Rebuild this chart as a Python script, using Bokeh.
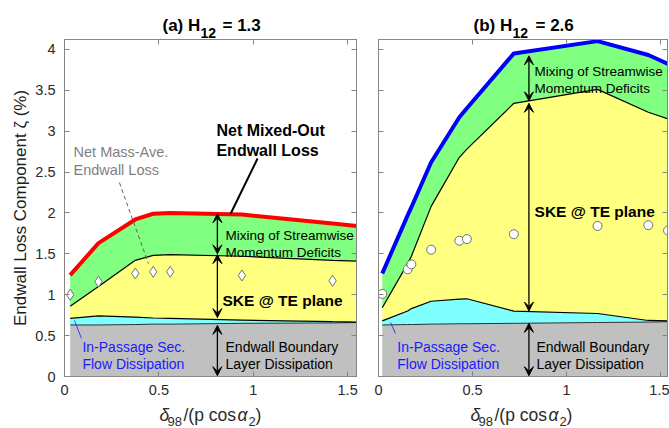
from bokeh.plotting import figure
from bokeh.layouts import row, column
from bokeh.models import Label, Arrow, VeeHead, LinearAxis, FixedTicker
from bokeh.embed import file_html
from bokeh.resources import INLINE

# ---- data: panel (a) H12 = 1.3 ----
xa = [0.03, 0.18, 0.375, 0.47, 0.56, 0.94, 1.42, 1.55]
mixed_a = [1.24, 1.63, 1.92, 1.99, 2.00, 1.98, 1.87, 1.84]
ske_top_a = [0.86, 1.10, 1.42, 1.48, 1.49, 1.47, 1.42, 1.41]
sec_top_a = [0.71, 0.74, 0.725, 0.715, 0.71, 0.69, 0.67, 0.665]
bl_top_a = [0.63, 0.63, 0.635, 0.64, 0.64, 0.65, 0.655, 0.66]
mass_x_a = [0.03, 0.18, 0.375, 0.47, 0.56, 0.94, 1.42]
mass_a = [1.00, 1.16, 1.26, 1.28, 1.28, 1.235, 1.17]

# ---- data: panel (b) H12 = 2.6 ----
xb = [0.02, 0.155, 0.175, 0.28, 0.43, 0.47, 0.72, 1.165, 1.435, 1.54]
mixed_b = [1.26, 1.97, 2.07, 2.62, 3.17, 3.28, 3.95, 4.10, 3.93, 3.82]
ske_top_b = [0.84, 1.38, 1.47, 2.08, 2.68, 2.78, 3.34, 3.51, 3.23, 3.15]
sec_top_b = [0.68, 0.80, 0.83, 0.92, 0.945, 0.95, 0.80, 0.77, 0.685, 0.68]
bl_top_b = [0.63, 0.635, 0.635, 0.64, 0.645, 0.645, 0.65, 0.66, 0.665, 0.67]
mass_b = [1.01, 1.31, 1.37, 1.55, 1.66, 1.68, 1.74, 1.84, 1.85, 1.785]

x_ticks = [0, 0.5, 1, 1.5]
y_ticks = [0, 0.5, 1, 1.5, 2, 2.5, 3, 3.5, 4]

FONT = "Liberation Sans"
AX = "#858585"
TXT = "#2a2a2a"
W, TOP_H, BOT_H = 669, 39, 24


def put(p, x, y, text, size, color="black", bold=False, italic=False):
    style = "bold" if bold else ("italic" if italic else "normal")
    p.add_layout(Label(x=x, y=y, text=text, text_font=FONT,
                       text_font_size=f"{size}px", text_color=color,
                       text_font_style=style, text_align="left",
                       text_baseline="alphabetic"))


def strip(h):
    # plain pixel-space canvas for titles and axis captions
    s = figure(width=W, height=h, x_range=(0, W), y_range=(0, h), title=None,
               output_backend="svg", toolbar_location=None,
               x_axis_location=None, y_axis_location=None, min_border=0)
    s.grid.visible = False
    s.outline_line_color = None
    s.background_fill_color = "white"
    s.border_fill_color = "white"
    return s


def make_panel(x_end, left_border, right_border, frame_w, show_ylabels):
    p = figure(frame_width=frame_w, frame_height=337,
               x_range=(0, x_end), y_range=(0, 4.12), title=None,
               output_backend="svg", toolbar_location=None,
               min_border_left=left_border, min_border_right=right_border,
               min_border_top=0, min_border_bottom=428 - TOP_H - BOT_H - 337)
    p.grid.visible = False
    p.outline_line_color = AX
    p.background_fill_color = "white"
    p.border_fill_color = "white"
    for ax in (p.xaxis[0], p.yaxis[0]):
        ax.axis_line_color = AX
        ax.major_tick_line_color = AX
        ax.major_tick_in = 5
        ax.major_tick_out = 0
        ax.minor_tick_line_color = None
        ax.major_label_text_font = FONT
        ax.major_label_text_font_size = "14.5px"
        ax.major_label_text_color = TXT
    p.xaxis.ticker = FixedTicker(ticks=x_ticks)
    p.yaxis.ticker = FixedTicker(ticks=y_ticks)
    p.xaxis.major_label_overrides = {0: "0", 1: "1"}
    p.xaxis.major_label_standoff = 8
    p.yaxis.major_label_overrides = {0: "0", 1: "1", 2: "2", 3: "3", 4: "4"}
    if show_ylabels:
        p.yaxis.major_label_standoff = 9
        p.yaxis.axis_label = "Endwall Loss Component \u03b6 (%)"
        p.yaxis.axis_label_text_font = FONT
        p.yaxis.axis_label_text_font_size = "17px"
        p.yaxis.axis_label_text_font_style = "normal"
        p.yaxis.axis_label_text_color = "#202020"
        p.yaxis.axis_label_standoff = 2
    else:
        p.yaxis.major_label_text_font_size = "0px"
        p.yaxis.major_label_standoff = 0
    # mirrored tick-only axes on the right and top
    for side, ticks in (("right", y_ticks), ("above", x_ticks)):
        a = LinearAxis(ticker=FixedTicker(ticks=ticks),
                       major_label_text_font_size="0px", major_label_standoff=0,
                       major_tick_in=5, major_tick_out=0,
                       minor_tick_line_color=None,
                       axis_line_color=AX, major_tick_line_color=AX)
        p.add_layout(a, side)
    return p


def stack(p, x, bl, sec, ske, mixed, top_color):
    p.varea(x=x, y1=[0] * len(x), y2=bl, fill_color="#c0c0c0")
    p.varea(x=x, y1=bl, y2=sec, fill_color="#80ffff")
    p.varea(x=x, y1=sec, y2=ske, fill_color="#ffff80")
    p.varea(x=x, y1=ske, y2=mixed, fill_color="#80ff80")
    p.line(x, bl, line_color="#303030", line_width=1)
    p.line(x, sec, line_color="black", line_width=1.2)
    p.line(x, ske, line_color="black", line_width=1.2)
    p.line(x, mixed, line_color=top_color, line_width=4)


def darrow(p, x, y0, y1):
    p.add_layout(Arrow(x_start=x, y_start=y0, x_end=x, y_end=y1,
                       line_color="black", line_width=1.3,
                       start=VeeHead(size=9, fill_color="black", line_color="black", line_width=1),
                       end=VeeHead(size=9, fill_color="black", line_color="black", line_width=1)))


# ---------------- panel (a) ----------------
pa = make_panel(1.547, 64, 10, 292, True)
stack(pa, xa, bl_top_a, sec_top_a, ske_top_a, mixed_a, "#ff0000")
pa.scatter(mass_x_a, mass_a, marker="diamond", size=11, fill_color="white",
           line_color="#707070", line_width=1)

put(pa, 0.805, 3.01, "Net Mixed-Out", 16, bold=True)
put(pa, 0.805, 2.765, "Endwall Loss", 16, bold=True)
pa.line([1.023, 0.88], [2.665, 1.99], line_color="black", line_width=2)

put(pa, 0.048, 2.74, "Net Mass-Ave.", 14.5, "#7f7f7f")
put(pa, 0.048, 2.52, "Endwall Loss", 14.5, "#7f7f7f")
pa.line([0.291, 0.445], [2.37, 1.38], line_color="#606060", line_width=1, line_dash="4 3")

darrow(pa, 0.81, 1.99, 1.50)
darrow(pa, 0.81, 1.49, 0.72)
darrow(pa, 0.81, 0.625, 0.01)
put(pa, 0.853, 1.72, "Mixing of Streamwise", 13.5)
put(pa, 0.853, 1.515, "Momentum Deficits", 13.5)
put(pa, 0.837, 0.93, "SKE @ TE plane", 15.5, bold=True)
put(pa, 0.853, 0.355, "Endwall Boundary", 14)
put(pa, 0.853, 0.147, "Layer Dissipation", 14)
put(pa, 0.095, 0.355, "In-Passage Sec.", 14, "#1a1aff")
put(pa, 0.095, 0.147, "Flow Dissipation", 14, "#1a1aff")
pa.line([0.053, 0.09], [0.685, 0.465], line_color="#1a1aff", line_width=0.8)

# ---------------- panel (b) ----------------
pb = make_panel(1.537, 12, 2, 289, False)
stack(pb, xb, bl_top_b, sec_top_b, ske_top_b, mixed_b, "#0000ff")
pb.scatter(xb, mass_b, marker="circle", size=9, fill_color="white",
           line_color="#707070", line_width=1)

darrow(pb, 0.80, 3.92, 3.37)
darrow(pb, 0.80, 3.34, 0.80)
darrow(pb, 0.80, 0.65, 0.01)
put(pb, 0.83, 3.73, "Mixing of Streamwise", 13.5)
put(pb, 0.83, 3.525, "Momentum Deficits", 13.5)
put(pb, 0.83, 2.02, "SKE @ TE plane", 15.5, bold=True)
put(pb, 0.84, 0.355, "Endwall Boundary", 14)
put(pb, 0.84, 0.147, "Layer Dissipation", 14)
put(pb, 0.10, 0.355, "In-Passage Sec.", 14, "#1a1aff")
put(pb, 0.10, 0.147, "Flow Dissipation", 14, "#1a1aff")
pb.line([0.064, 0.09], [0.66, 0.525], line_color="#1a1aff", line_width=0.8)

# ---------------- panel titles (with subscripts) ----------------
top = strip(TOP_H)
for x0, tag in ((162, "(a) H"), (473, "(b) H")):
    put(top, x0, 14, tag, 17, bold=True)
put(top, 200, 7, "12", 14, bold=True)
put(top, 222, 14, "= 1.3", 17, bold=True)
put(top, 512, 7, "12", 14, bold=True)
put(top, 535, 14, "= 2.6", 17, bold=True)

# ---------------- x-axis captions: delta_98/(p cos alpha_2) ----------------
bot = strip(BOT_H)
for dx in (0, 311):
    put(bot, 159 + dx, 14, "\u03b4", 17.5, TXT, italic=True)
    put(bot, 167 + dx, 7, "98", 13, TXT)
    put(bot, 183 + dx, 14, "/(p cos", 17.5, TXT)
    put(bot, 237 + dx, 14, "\u03b1", 17.5, TXT, italic=True)
    put(bot, 248 + dx, 7, "2", 13, TXT)
    put(bot, 255 + dx, 14, ")", 17.5, TXT)

layout = column(top, row(pa, pb), bot)
open("out.html", "w").write(file_html(layout, INLINE))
________________________
Written task> Set the lines above down again, word for word, from the first through the one containing "mass_a = [1.00, 1.16, 1.26, 1.28, 1.28, 1.235, 1.17]"; pictures excluded.

In response>
Rebuild this chart as a Python script, using Bokeh.
from bokeh.plotting import figure
from bokeh.layouts import row, column
from bokeh.models import Label, Arrow, VeeHead, LinearAxis, FixedTicker
from bokeh.embed import file_html
from bokeh.resources import INLINE

# ---- data: panel (a) H12 = 1.3 ----
xa = [0.03, 0.18, 0.375, 0.47, 0.56, 0.94, 1.42, 1.55]
mixed_a = [1.24, 1.63, 1.92, 1.99, 2.00, 1.98, 1.87, 1.84]
ske_top_a = [0.86, 1.10, 1.42, 1.48, 1.49, 1.47, 1.42, 1.41]
sec_top_a = [0.71, 0.74, 0.725, 0.715, 0.71, 0.69, 0.67, 0.665]
bl_top_a = [0.63, 0.63, 0.635, 0.64, 0.64, 0.65, 0.655, 0.66]
mass_x_a = [0.03, 0.18, 0.375, 0.47, 0.56, 0.94, 1.42]
mass_a = [1.00, 1.16, 1.26, 1.28, 1.28, 1.235, 1.17]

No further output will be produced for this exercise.